At some stage, perhaps after meeting the narrator of the novel (who almost seems indistinguishable from Austerlitz himself), he decides to go down the memory lane and uncover the fate of his parents, who, it turns out were not able to escape the holocaust. To piece together the history he goes first to Prague, then tries to trace his mother’s movements from one ghetto to another. Eventually he attempts to find an account of his father’s life.
Austerlitz’s life through these narratives, appears to be a tale of melancholy, disorientation and identity confusion. He is almost friendless and detached, seeking solace only in buildings and their stories. It is this silent loneliness and personality disintegration which makes the story so powerful and heart-wrenching.

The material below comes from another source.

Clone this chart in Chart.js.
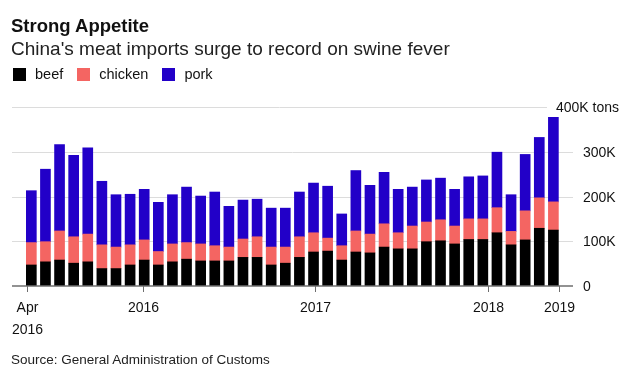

Sebald’s narration is monotonous. He uses a narrator to convey Austerlitz’s story, but apparently the only purpose the narrator serves is to screen off parts of the story and emotions that a first person narrator could not have escaped. The gaps between the meetings of the two serve well to cover the gaps in the protagonist’s life. An interesting dimension is added by the use of pictures, and I understand that it is a dimension used by Sebald in most of his works. The pictures do not have any labeling and sometimes you have to struggle to find a connection between them and the accompanying text. While this may be disconcerting at times, the pictures also say their own story and somehow make the sense of a haunting isolation more acute. I particularly liked the use of Turner’s watercolor ‘Funeral at Lausanne’, which reminds Austerlitz of farewell and a funeral he himself attended.
It is difficult to imagine how many lives would have been shattered by a whimsical tyranny, and when we shudder it is only for those who met this terror. But it seems much harder to imagine the agony of those who lived in the aftermath of this terror and survived to face the tremors everyday.